- _Collected material_
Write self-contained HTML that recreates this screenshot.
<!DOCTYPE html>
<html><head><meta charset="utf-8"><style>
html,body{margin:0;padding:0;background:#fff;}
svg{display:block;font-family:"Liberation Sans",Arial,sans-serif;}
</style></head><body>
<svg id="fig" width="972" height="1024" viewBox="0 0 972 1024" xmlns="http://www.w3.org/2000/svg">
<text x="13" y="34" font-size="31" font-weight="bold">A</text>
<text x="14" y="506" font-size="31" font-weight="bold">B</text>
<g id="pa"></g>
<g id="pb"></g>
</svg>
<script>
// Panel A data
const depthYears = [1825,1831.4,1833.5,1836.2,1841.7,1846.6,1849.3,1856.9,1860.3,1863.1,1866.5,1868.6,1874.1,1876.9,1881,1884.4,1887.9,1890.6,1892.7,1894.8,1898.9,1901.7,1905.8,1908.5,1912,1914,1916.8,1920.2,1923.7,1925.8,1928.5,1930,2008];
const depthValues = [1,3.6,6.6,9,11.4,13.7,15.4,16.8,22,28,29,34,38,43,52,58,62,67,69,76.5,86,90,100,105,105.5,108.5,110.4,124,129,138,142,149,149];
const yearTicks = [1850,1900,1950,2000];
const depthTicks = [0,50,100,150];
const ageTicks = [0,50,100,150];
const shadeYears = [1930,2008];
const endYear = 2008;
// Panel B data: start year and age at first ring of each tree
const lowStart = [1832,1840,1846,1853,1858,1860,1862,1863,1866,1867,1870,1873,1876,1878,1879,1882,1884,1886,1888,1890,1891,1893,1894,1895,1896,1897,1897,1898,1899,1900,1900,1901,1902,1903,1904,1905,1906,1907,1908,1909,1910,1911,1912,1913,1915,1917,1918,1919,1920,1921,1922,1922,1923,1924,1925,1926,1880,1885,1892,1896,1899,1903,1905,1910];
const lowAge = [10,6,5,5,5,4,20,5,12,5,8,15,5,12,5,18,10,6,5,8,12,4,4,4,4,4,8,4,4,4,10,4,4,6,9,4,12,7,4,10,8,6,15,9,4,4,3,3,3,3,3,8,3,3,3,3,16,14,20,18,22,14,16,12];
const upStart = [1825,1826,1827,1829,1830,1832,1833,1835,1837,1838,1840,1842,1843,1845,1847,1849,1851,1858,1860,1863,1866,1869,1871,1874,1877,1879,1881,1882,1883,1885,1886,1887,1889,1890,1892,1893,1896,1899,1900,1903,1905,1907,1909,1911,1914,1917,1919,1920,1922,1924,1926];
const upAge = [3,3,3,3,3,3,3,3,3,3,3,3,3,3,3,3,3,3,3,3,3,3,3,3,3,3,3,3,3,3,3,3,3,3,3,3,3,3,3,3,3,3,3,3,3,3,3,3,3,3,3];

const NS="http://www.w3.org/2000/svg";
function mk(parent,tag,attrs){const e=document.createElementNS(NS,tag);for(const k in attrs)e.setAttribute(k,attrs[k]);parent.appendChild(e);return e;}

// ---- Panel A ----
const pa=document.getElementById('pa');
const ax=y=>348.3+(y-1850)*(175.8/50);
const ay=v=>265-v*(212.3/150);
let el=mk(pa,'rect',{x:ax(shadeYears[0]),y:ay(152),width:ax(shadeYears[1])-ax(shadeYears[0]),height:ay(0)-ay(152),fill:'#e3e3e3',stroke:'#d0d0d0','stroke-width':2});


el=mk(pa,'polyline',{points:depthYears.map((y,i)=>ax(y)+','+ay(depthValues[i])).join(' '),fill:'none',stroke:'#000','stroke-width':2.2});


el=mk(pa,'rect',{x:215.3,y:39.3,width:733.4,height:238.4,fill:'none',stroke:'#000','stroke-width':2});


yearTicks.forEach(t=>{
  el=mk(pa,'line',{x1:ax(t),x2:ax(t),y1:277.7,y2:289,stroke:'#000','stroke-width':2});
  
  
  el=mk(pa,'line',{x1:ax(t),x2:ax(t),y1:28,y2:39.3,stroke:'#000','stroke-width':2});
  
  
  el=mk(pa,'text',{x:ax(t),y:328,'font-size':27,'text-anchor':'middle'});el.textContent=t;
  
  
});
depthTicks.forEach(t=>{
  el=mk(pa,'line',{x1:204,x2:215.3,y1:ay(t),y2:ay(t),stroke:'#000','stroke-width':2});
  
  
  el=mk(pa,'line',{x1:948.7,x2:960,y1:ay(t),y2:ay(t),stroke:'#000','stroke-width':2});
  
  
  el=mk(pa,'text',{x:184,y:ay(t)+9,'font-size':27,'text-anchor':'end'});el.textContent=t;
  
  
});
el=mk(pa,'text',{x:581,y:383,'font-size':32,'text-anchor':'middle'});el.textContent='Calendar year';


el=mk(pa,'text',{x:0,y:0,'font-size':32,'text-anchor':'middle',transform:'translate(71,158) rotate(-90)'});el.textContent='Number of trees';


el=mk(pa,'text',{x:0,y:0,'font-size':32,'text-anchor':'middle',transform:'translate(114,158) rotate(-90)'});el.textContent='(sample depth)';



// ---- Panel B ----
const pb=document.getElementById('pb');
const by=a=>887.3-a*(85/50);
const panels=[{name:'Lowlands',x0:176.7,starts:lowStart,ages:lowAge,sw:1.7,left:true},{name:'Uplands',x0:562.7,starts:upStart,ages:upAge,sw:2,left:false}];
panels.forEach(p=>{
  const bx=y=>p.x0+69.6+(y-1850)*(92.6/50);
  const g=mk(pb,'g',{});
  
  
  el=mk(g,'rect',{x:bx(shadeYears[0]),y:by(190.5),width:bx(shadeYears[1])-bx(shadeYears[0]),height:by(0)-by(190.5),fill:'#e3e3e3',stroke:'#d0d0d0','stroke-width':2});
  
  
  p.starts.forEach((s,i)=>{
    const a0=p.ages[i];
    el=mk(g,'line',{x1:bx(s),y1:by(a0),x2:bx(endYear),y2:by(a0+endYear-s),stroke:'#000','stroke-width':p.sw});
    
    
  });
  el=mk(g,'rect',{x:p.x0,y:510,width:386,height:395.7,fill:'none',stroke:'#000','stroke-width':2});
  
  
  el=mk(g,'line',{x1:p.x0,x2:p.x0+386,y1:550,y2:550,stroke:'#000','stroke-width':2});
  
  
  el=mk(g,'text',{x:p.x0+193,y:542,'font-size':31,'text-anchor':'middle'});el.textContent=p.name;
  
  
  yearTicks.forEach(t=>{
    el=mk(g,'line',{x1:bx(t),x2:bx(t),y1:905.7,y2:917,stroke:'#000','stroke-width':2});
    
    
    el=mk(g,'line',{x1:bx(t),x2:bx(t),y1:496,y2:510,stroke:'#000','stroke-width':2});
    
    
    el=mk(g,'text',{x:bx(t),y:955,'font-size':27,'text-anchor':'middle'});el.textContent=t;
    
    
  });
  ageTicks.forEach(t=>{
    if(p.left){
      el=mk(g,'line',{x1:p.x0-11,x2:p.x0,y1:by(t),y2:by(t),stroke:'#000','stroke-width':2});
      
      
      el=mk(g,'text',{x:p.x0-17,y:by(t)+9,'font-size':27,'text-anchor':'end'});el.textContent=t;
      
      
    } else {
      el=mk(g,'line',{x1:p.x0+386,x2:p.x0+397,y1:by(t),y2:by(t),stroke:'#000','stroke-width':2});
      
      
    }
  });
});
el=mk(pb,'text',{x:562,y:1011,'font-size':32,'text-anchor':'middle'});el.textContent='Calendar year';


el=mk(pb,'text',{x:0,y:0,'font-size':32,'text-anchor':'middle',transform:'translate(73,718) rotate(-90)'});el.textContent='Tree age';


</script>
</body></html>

- _Description of the task_
The listing above should be transcribed in full, exactly as written.

- _Solution to the exercise_
Write self-contained HTML that recreates this screenshot.
<!DOCTYPE html>
<html><head><meta charset="utf-8"><style>
html,body{margin:0;padding:0;background:#fff;}
svg{display:block;font-family:"Liberation Sans",Arial,sans-serif;}
</style></head><body>
<svg id="fig" width="972" height="1024" viewBox="0 0 972 1024" xmlns="http://www.w3.org/2000/svg">
<text x="13" y="34" font-size="31" font-weight="bold">A</text>
<text x="14" y="506" font-size="31" font-weight="bold">B</text>
<g id="pa"></g>
<g id="pb"></g>
</svg>
<script>
// Panel A data
const depthYears = [1825,1831.4,1833.5,1836.2,1841.7,1846.6,1849.3,1856.9,1860.3,1863.1,1866.5,1868.6,1874.1,1876.9,1881,1884.4,1887.9,1890.6,1892.7,1894.8,1898.9,1901.7,1905.8,1908.5,1912,1914,1916.8,1920.2,1923.7,1925.8,1928.5,1930,2008];
const depthValues = [1,3.6,6.6,9,11.4,13.7,15.4,16.8,22,28,29,34,38,43,52,58,62,67,69,76.5,86,90,100,105,105.5,108.5,110.4,124,129,138,142,149,149];
const yearTicks = [1850,1900,1950,2000];
const depthTicks = [0,50,100,150];
const ageTicks = [0,50,100,150];
const shadeYears = [1930,2008];
const endYear = 2008;
// Panel B data: start year and age at first ring of each tree
const lowStart = [1832,1840,1846,1853,1858,1860,1862,1863,1866,1867,1870,1873,1876,1878,1879,1882,1884,1886,1888,1890,1891,1893,1894,1895,1896,1897,1897,1898,1899,1900,1900,1901,1902,1903,1904,1905,1906,1907,1908,1909,1910,1911,1912,1913,1915,1917,1918,1919,1920,1921,1922,1922,1923,1924,1925,1926,1880,1885,1892,1896,1899,1903,1905,1910];
const lowAge = [10,6,5,5,5,4,20,5,12,5,8,15,5,12,5,18,10,6,5,8,12,4,4,4,4,4,8,4,4,4,10,4,4,6,9,4,12,7,4,10,8,6,15,9,4,4,3,3,3,3,3,8,3,3,3,3,16,14,20,18,22,14,16,12];
const upStart = [1825,1826,1827,1829,1830,1832,1833,1835,1837,1838,1840,1842,1843,1845,1847,1849,1851,1858,1860,1863,1866,1869,1871,1874,1877,1879,1881,1882,1883,1885,1886,1887,1889,1890,1892,1893,1896,1899,1900,1903,1905,1907,1909,1911,1914,1917,1919,1920,1922,1924,1926];
const upAge = [3,3,3,3,3,3,3,3,3,3,3,3,3,3,3,3,3,3,3,3,3,3,3,3,3,3,3,3,3,3,3,3,3,3,3,3,3,3,3,3,3,3,3,3,3,3,3,3,3,3,3];

const NS="http://www.w3.org/2000/svg";
function mk(parent,tag,attrs){const e=document.createElementNS(NS,tag);for(const k in attrs)e.setAttribute(k,attrs[k]);parent.appendChild(e);return e;}

// ---- Panel A ----
const pa=document.getElementById('pa');
const ax=y=>348.3+(y-1850)*(175.8/50);
const ay=v=>265-v*(212.3/150);
let el=mk(pa,'rect',{x:ax(shadeYears[0]),y:ay(152),width:ax(shadeYears[1])-ax(shadeYears[0]),height:ay(0)-ay(152),fill:'#e3e3e3',stroke:'#d0d0d0','stroke-width':2});


el=mk(pa,'polyline',{points:depthYears.map((y,i)=>ax(y)+','+ay(depthValues[i])).join(' '),fill:'none',stroke:'#000','stroke-width':2.2});


el=mk(pa,'rect',{x:215.3,y:39.3,width:733.4,height:238.4,fill:'none',stroke:'#000','stroke-width':2});


yearTicks.forEach(t=>{
  el=mk(pa,'line',{x1:ax(t),x2:ax(t),y1:277.7,y2:289,stroke:'#000','stroke-width':2});
  
  
  el=mk(pa,'line',{x1:ax(t),x2:ax(t),y1:28,y2:39.3,stroke:'#000','stroke-width':2});
  
  
  el=mk(pa,'text',{x:ax(t),y:328,'font-size':27,'text-anchor':'middle'});el.textContent=t;
  
  
});
depthTicks.forEach(t=>{
  el=mk(pa,'line',{x1:204,x2:215.3,y1:ay(t),y2:ay(t),stroke:'#000','stroke-width':2});
  
  
  el=mk(pa,'line',{x1:948.7,x2:960,y1:ay(t),y2:ay(t),stroke:'#000','stroke-width':2});
  
  
  el=mk(pa,'text',{x:184,y:ay(t)+9,'font-size':27,'text-anchor':'end'});el.textContent=t;
  
  
});
el=mk(pa,'text',{x:581,y:383,'font-size':32,'text-anchor':'middle'});el.textContent='Calendar year';


el=mk(pa,'text',{x:0,y:0,'font-size':32,'text-anchor':'middle',transform:'translate(71,158) rotate(-90)'});el.textContent='Number of trees';


el=mk(pa,'text',{x:0,y:0,'font-size':32,'text-anchor':'middle',transform:'translate(114,158) rotate(-90)'});el.textContent='(sample depth)';



// ---- Panel B ----
const pb=document.getElementById('pb');
const by=a=>887.3-a*(85/50);
const panels=[{name:'Lowlands',x0:176.7,starts:lowStart,ages:lowAge,sw:1.7,left:true},{name:'Uplands',x0:562.7,starts:upStart,ages:upAge,sw:2,left:false}];
panels.forEach(p=>{
  const bx=y=>p.x0+69.6+(y-1850)*(92.6/50);
  const g=mk(pb,'g',{});
  
  
  el=mk(g,'rect',{x:bx(shadeYears[0]),y:by(190.5),width:bx(shadeYears[1])-bx(shadeYears[0]),height:by(0)-by(190.5),fill:'#e3e3e3',stroke:'#d0d0d0','stroke-width':2});
  
  
  p.starts.forEach((s,i)=>{
    const a0=p.ages[i];
    el=mk(g,'line',{x1:bx(s),y1:by(a0),x2:bx(endYear),y2:by(a0+endYear-s),stroke:'#000','stroke-width':p.sw});
    
    
  });
  el=mk(g,'rect',{x:p.x0,y:510,width:386,height:395.7,fill:'none',stroke:'#000','stroke-width':2});
  
  
  el=mk(g,'line',{x1:p.x0,x2:p.x0+386,y1:550,y2:550,stroke:'#000','stroke-width':2});
  
  
  el=mk(g,'text',{x:p.x0+193,y:542,'font-size':31,'text-anchor':'middle'});el.textContent=p.name;
  
  
  yearTicks.forEach(t=>{
    el=mk(g,'line',{x1:bx(t),x2:bx(t),y1:905.7,y2:917,stroke:'#000','stroke-width':2});
    
    
    el=mk(g,'line',{x1:bx(t),x2:bx(t),y1:496,y2:510,stroke:'#000','stroke-width':2});
    
    
    el=mk(g,'text',{x:bx(t),y:955,'font-size':27,'text-anchor':'middle'});el.textContent=t;
    
    
  });
  ageTicks.forEach(t=>{
    if(p.left){
      el=mk(g,'line',{x1:p.x0-11,x2:p.x0,y1:by(t),y2:by(t),stroke:'#000','stroke-width':2});
      
      
      el=mk(g,'text',{x:p.x0-17,y:by(t)+9,'font-size':27,'text-anchor':'end'});el.textContent=t;
      
      
    } else {
      el=mk(g,'line',{x1:p.x0+386,x2:p.x0+397,y1:by(t),y2:by(t),stroke:'#000','stroke-width':2});
      
      
    }
  });
});
el=mk(pb,'text',{x:562,y:1011,'font-size':32,'text-anchor':'middle'});el.textContent='Calendar year';


el=mk(pb,'text',{x:0,y:0,'font-size':32,'text-anchor':'middle',transform:'translate(73,718) rotate(-90)'});el.textContent='Tree age';


</script>
</body></html>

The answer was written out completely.